Back in the 55-57 Chevys if the thermostat was removed from these cars the engine would actually overheat.
Original thoughts were that the coolant was moving through the engine too quickly to provide proper cooling.
The actual problem was that when you remove the thermostat from a cooling system with a vertical radiator, the point of highest pressure moves to the radiator. That said, the excess pressure was higher than the capacity of the radiator cap spring, and coolant would escape.
So in my view, if you must run without a thermostat, make sure you have a cap rated at higher than stock psi.
Now if your more serious about cooling, you can modify the water pump housing which has a bypass to avoid pressure buildup when the thermostat is closed (assuming you have one).
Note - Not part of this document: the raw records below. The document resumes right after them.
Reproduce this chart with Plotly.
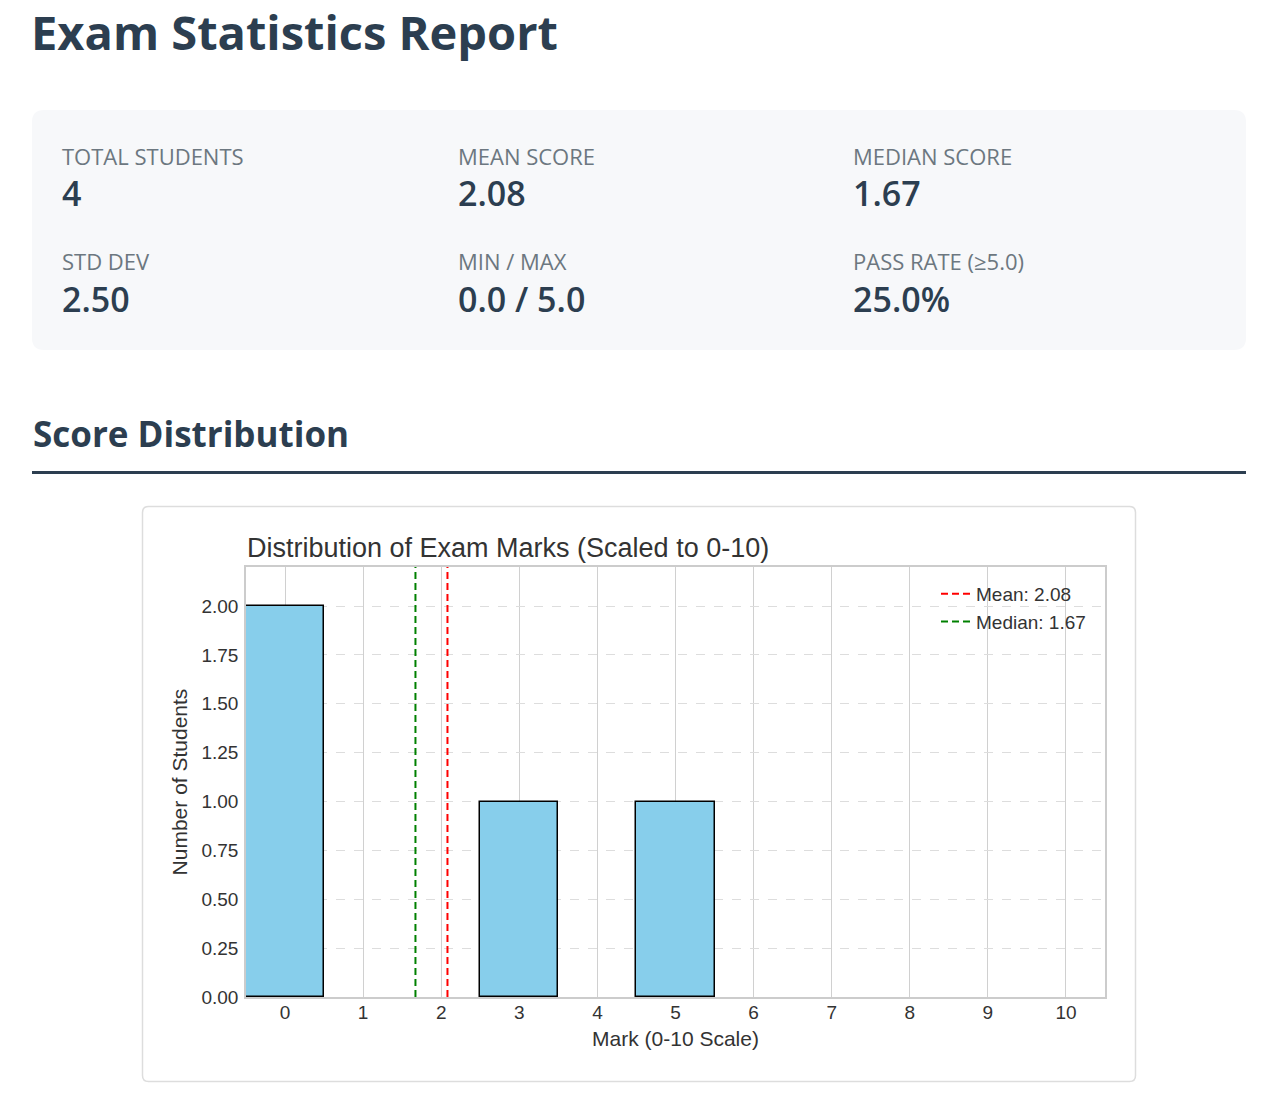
import plotly.graph_objects as go

W, H = 1261, 1103

# ---------------- data ----------------
page_title = "Exam Statistics Report"
section_title = "Score Distribution"
stat_labels = ["TOTAL STUDENTS", "MEAN SCORE", "MEDIAN SCORE",
               "STD DEV", "MIN / MAX", "PASS RATE (≥5.0)"]
stat_values = ["4", "2.08", "1.67", "2.50", "0.0 / 5.0", "25.0%"]

marks = [0, 1, 2, 3, 4, 5, 6, 7, 8, 9, 10]
counts = [2, 0, 0, 1, 0, 1, 0, 0, 0, 0, 0]
mean_score = 2.08
median_score = 1.67
chart_title = "Distribution of Exam Marks (Scaled to 0-10)"
x_title = "Mark (0-10 Scale)"
y_title = "Number of Students"
y_ticks = [0, 0.25, 0.5, 0.75, 1.0, 1.25, 1.5, 1.75, 2.0]


def X(px):
    return px / W


def Y(py):
    return 1 - py / H


def rrect(x0, y0, x1, y1, r):
    return (f"M {X(x0 + r)},{Y(y0)} L {X(x1 - r)},{Y(y0)} "
            f"Q {X(x1)},{Y(y0)} {X(x1)},{Y(y0 + r)} L {X(x1)},{Y(y1 - r)} "
            f"Q {X(x1)},{Y(y1)} {X(x1 - r)},{Y(y1)} L {X(x0 + r)},{Y(y1)} "
            f"Q {X(x0)},{Y(y1)} {X(x0)},{Y(y1 - r)} L {X(x0)},{Y(y0 + r)} "
            f"Q {X(x0)},{Y(y0)} {X(x0 + r)},{Y(y0)} Z")


HEAD = "Open Sans"
CHART = "Liberation Sans, Arial, sans-serif"
DARK = "#2c3e50"
GREY = "#6c7780"
TXT = "#333333"

fig = go.Figure()

# empty bins are not drawn (no outline at the baseline)
fig.add_trace(go.Bar(
    x=marks, y=[c if c > 0 else None for c in counts], width=1,
    marker=dict(color="#87ceeb", line=dict(color="black", width=1.5)),
    showlegend=False, hoverinfo="x+y",
))
fig.add_trace(go.Scatter(
    x=[mean_score, mean_score], y=[0, 2.2], mode="lines",
    line=dict(color="#ff0000", width=2, dash="7px,4px"),
    name=f"Mean: {mean_score:.2f}",
))
fig.add_trace(go.Scatter(
    x=[median_score, median_score], y=[0, 2.2], mode="lines",
    line=dict(color="#008000", width=2, dash="7px,4px"),
    name=f"Median: {median_score:.2f}",
))

shapes = [
    dict(type="path", path=rrect(32, 110, 1246, 350, 12), xref="paper", yref="paper",
         fillcolor="#f7f8fa", line=dict(width=0), layer="below"),
    dict(type="line", x0=X(32), x1=X(1246), y0=Y(472.5), y1=Y(472.5), xref="paper", yref="paper",
         line=dict(color=DARK, width=3), layer="below"),
    dict(type="path", path=rrect(142.5, 506.5, 1135.5, 1081.5, 6), xref="paper", yref="paper",
         fillcolor="white", line=dict(color="#dddddd", width=1.5), layer="below"),
]

annotations = [
    dict(text=f"<b>{page_title}</b>", x=X(29), y=Y(32), xanchor="left", yanchor="middle",
         font=dict(family=HEAD, size=47, color=DARK)),
    dict(text=f"<b>{section_title}</b>", x=X(31), y=Y(433), xanchor="left", yanchor="middle",
         font=dict(family=HEAD, size=35, color=DARK)),
    dict(text=chart_title, x=X(245), y=Y(548), xanchor="left", yanchor="middle",
         font=dict(family=CHART, size=27, color=TXT)),
]

col_x = [60, 456, 851]
row_label_y = [156, 261]
row_value_y = [193, 299]
for i, (lab, val) in enumerate(zip(stat_labels, stat_values)):
    r, c = divmod(i, 3)
    annotations.append(dict(text=lab, x=X(col_x[c]), y=Y(row_label_y[r]), xanchor="left",
                            yanchor="middle", font=dict(family=HEAD, size=22, color=GREY)))
    annotations.append(dict(text=val, x=X(col_x[c]), y=Y(row_value_y[r]), xanchor="left",
                            yanchor="middle", font=dict(family=HEAD, size=34, color=DARK, weight=600)))

for a in annotations:
    a.update(xref="paper", yref="paper", showarrow=False)

fig.update_layout(
    width=W, height=H,
    margin=dict(l=0, r=0, t=0, b=0),
    paper_bgcolor="white", plot_bgcolor="white",
    shapes=shapes, annotations=annotations,
    bargap=0,
    showlegend=True,
    legend=dict(x=X(936), y=Y(575), xanchor="left", yanchor="top",
                bgcolor="rgba(0,0,0,0)", borderwidth=0,
                font=dict(family=CHART, size=19, color=TXT)),
    xaxis=dict(
        domain=[X(246), X(1105)], range=[-0.5, 10.5],
        tickmode="array", tickvals=marks, ticktext=[str(m) for m in marks],
        showgrid=True, gridcolor="#d0d0d0", gridwidth=1.3,
        showline=True, mirror=True, linecolor="#cccccc", linewidth=1.5,
        zeroline=False, ticks="", ticklabelstandoff=-3,
        tickfont=dict(family=CHART, size=19, color=TXT),
        title=dict(text=x_title, font=dict(family=CHART, size=21, color=TXT), standoff=10),
        automargin=False, fixedrange=True,
    ),
    yaxis=dict(
        domain=[Y(997), Y(567)], range=[0, 2.2],
        tickmode="array", tickvals=y_ticks, ticktext=[f"{v:.2f}" for v in y_ticks],
        showgrid=True, gridcolor="#dddddd", gridwidth=1.2, griddash="dash",
        showline=True, mirror=True, linecolor="#cccccc", linewidth=1.5,
        zeroline=False, ticks="", ticklabelstandoff=2,
        tickfont=dict(family=CHART, size=19, color=TXT),
        title=dict(text=y_title, font=dict(family=CHART, size=21, color=TXT), standoff=8),
        automargin=False, fixedrange=True,
    ),
)

fig.write_html("out.html")
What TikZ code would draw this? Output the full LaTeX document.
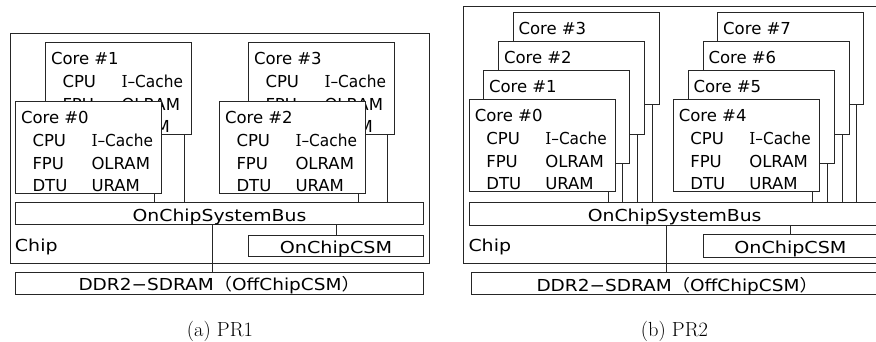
\documentclass[tikz,border=0pt]{standalone}
\usepackage{fontspec}
\newfontfamily\gothic{DejaVu Sans}
\newfontfamily\gothicserif{DejaVu Serif}
\newfontfamily\cjkjp{Noto Sans CJK JP}

\tikzset{
  box/.style={draw=black!85, line width=0.8pt, fill=white, rectangle,
    inner sep=0pt, outer sep=0pt, anchor=north west},
  corebox/.style={box, minimum width=146pt, minimum height=92.5pt},
  wire/.style={draw=black!85, line width=0.8pt},
  txt/.style={inner sep=0pt, outer sep=0pt, anchor=base west,
    font=\gothic\fontsize{16.5}{18}\selectfont},
  ctxt/.style={txt, anchor=base},
  caption/.style={inner sep=0pt, outer sep=0pt, anchor=base,
    font=\rmfamily\fontsize{20.4}{24}\selectfont},
}

% a core: box with its title; #1 name, #2 x, #3 y, #4 number
\newcommand\cpucore[4]{%
  \node[corebox] (#1) at (#2,#3) {};
  \node[txt] (#1-name) at ([shift={(5.5,22)}]#1.north west) {Core \##4};
  \coordinate (#1-port) at ([xshift=-7pt]#1.south east);
}
% the units listed inside a core
\newcommand\corebody[1]{%
  \node[txt] (#1-cpu) at ([shift={(17,45.5)}]#1.north west) {CPU};
  \node[txt] (#1-ic)  at ([shift={(76,45.5)}]#1.north west)
    {\scalebox{0.93}[1]{{\gothicserif I}–Cache}};
  \node[txt] (#1-fpu) at ([shift={(17,68)}]#1.north west) {FPU};
  \node[txt] (#1-ol)  at ([shift={(76,68)}]#1.north west) {OLRAM};
  \node[txt] (#1-dtu) at ([shift={(17,90)}]#1.north west) {DTU};
  \node[txt] (#1-ur)  at ([shift={(76,90)}]#1.north west) {URAM};
}
% label sitting on the bottom line of a wide box
\newcommand\boxlabel[3]{%
  \node[ctxt] (#1-label) at ([yshift=3.5pt]#1.south) {\scalebox{#2}[1]{#3}};
}

\begin{document}
\begin{tikzpicture}[x=1pt, y=-1pt]
\useasboundingbox (0,0) rectangle (876,341);

% ---------------- PR1 ----------------
\node[box, minimum width=419pt, minimum height=230pt] (a-chip) at (10,33) {};
\cpucore{a-c1}{45.5}{42}{1}\corebody{a-c1}
\cpucore{a-c3}{248.5}{42}{3}\corebody{a-c3}
\cpucore{a-c0}{15.5}{101}{0}\corebody{a-c0}
\cpucore{a-c2}{219.5}{101}{2}\corebody{a-c2}
\node[box, minimum width=408pt, minimum height=22pt] (a-bus) at (15.5,202.5) {};
\node[box, minimum width=175pt, minimum height=21.5pt] (a-csm) at (248.5,235) {};
\node[box, minimum width=408.5pt, minimum height=22pt] (a-ddr) at (15,272) {};
\boxlabel{a-bus}{1.14}{OnChipSystemBus}
\boxlabel{a-csm}{1.16}{OnChipCSM}
\boxlabel{a-ddr}{1.12}{DDR2−SDRAM{\cjkjp （}OffChipCSM{\cjkjp ）}}
\node[txt] (a-chiplabel) at (15,251.5) {\scalebox{1.15}[1]{Chip}};
\foreach \c in {a-c0,a-c1,a-c2,a-c3}
  \draw[wire] (\c-port) -- (\c-port |- a-bus.north);
\draw[wire] (a-csm.north) -- (a-csm.north |- a-bus.south);
\coordinate (a-mem) at (212.3,0);
\draw[wire] (a-mem |- a-bus.south) -- (a-mem |- a-ddr.north);
\node[caption] (a-cap) at (220,336) {(a) PR1};

% ---------------- PR2 ----------------
\node[box, minimum width=430pt, minimum height=257.5pt] (b-chip) at (463.5,6) {};
\cpucore{b-c3}{513}{12.3}{3}
\cpucore{b-c2}{498.5}{41.7}{2}
\cpucore{b-c1}{483.5}{70.7}{1}
\cpucore{b-c0}{469.3}{99.3}{0}\corebody{b-c0}
\cpucore{b-c7}{717.7}{12.3}{7}
\cpucore{b-c6}{703}{41.7}{6}
\cpucore{b-c5}{688}{70.7}{5}
\cpucore{b-c4}{673.3}{99.3}{4}\corebody{b-c4}
\node[box, minimum width=410.7pt, minimum height=23pt] (b-bus) at (469.3,202) {};
\node[box, minimum width=174.2pt, minimum height=23pt] (b-csm) at (703.3,234.3) {};
\node[box, minimum width=411.5pt, minimum height=22pt] (b-ddr) at (471.5,272.5) {};
\boxlabel{b-bus}{1.14}{OnChipSystemBus}
\boxlabel{b-csm}{1.16}{OnChipCSM}
\boxlabel{b-ddr}{1.12}{DDR2−SDRAM{\cjkjp （}OffChipCSM{\cjkjp ）}}
\node[txt] (b-chiplabel) at (468.5,251) {\scalebox{1.15}[1]{Chip}};
\foreach \c in {b-c0,b-c1,b-c2,b-c3,b-c4,b-c5,b-c6,b-c7}
  \draw[wire] (\c-port) -- (\c-port |- b-bus.north);
\draw[wire] (b-csm.north) -- (b-csm.north |- b-bus.south);
\coordinate (b-mem) at (666.7,0);
\draw[wire] (b-mem |- b-bus.south) -- (b-mem |- b-ddr.north);
\node[caption] (b-cap) at (674.5,336) {(b) PR2};
\end{tikzpicture}
\end{document}
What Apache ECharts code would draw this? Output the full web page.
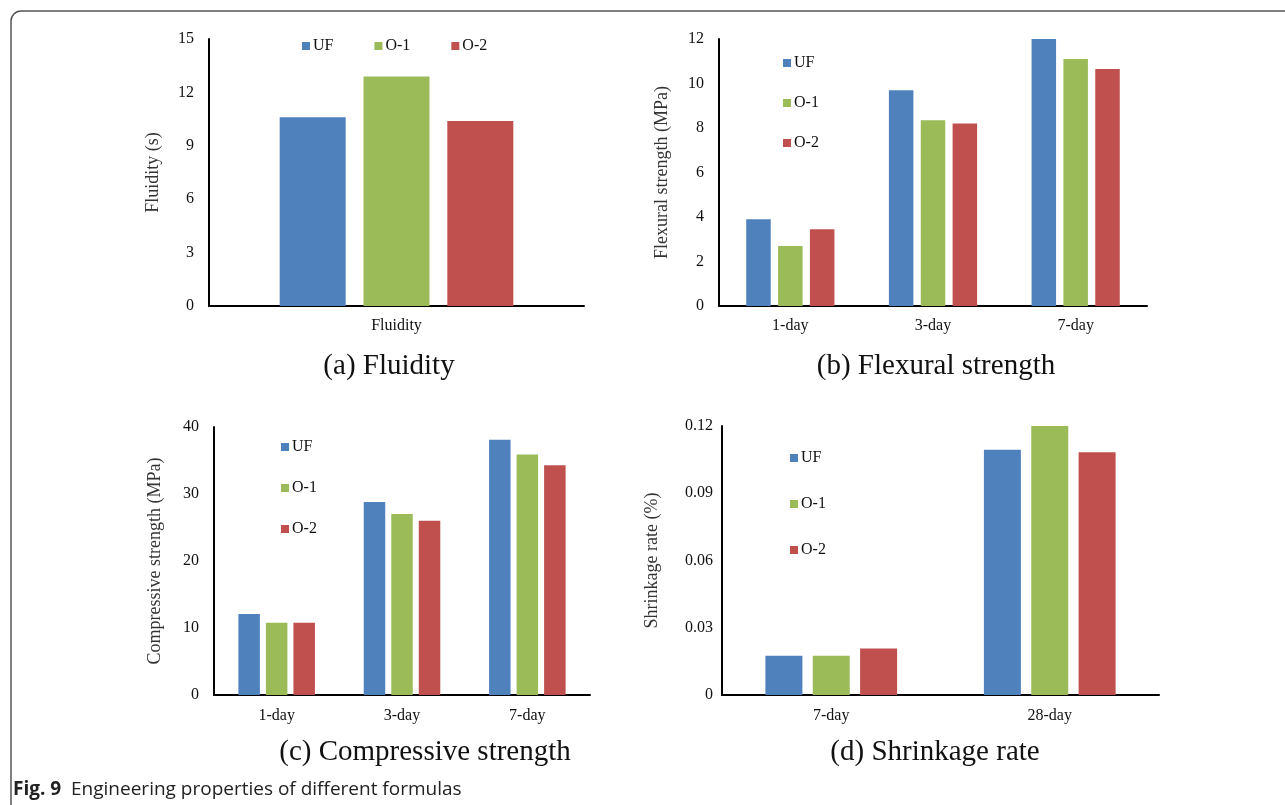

What you do is plug the bypass and drill 4 holes (.200 for 160F thermostat or .080 for a 180F thermostat). This will improve block filling since air in the waterjackets has a place to escape. The four holes and plugging the bypass usually results in a measurable drop in coolant temp. This depends on your heads and water pump (racing heads and pumps often change the flow).
|10-23-2005 04:05 PM|
Don't forget about cavitation. With little to no pressure differential before and after the impeller the water, sometimes, will spin in a circle with the impeller and not cool a cotton pickin' thing. One more reason to have a thermostat in place.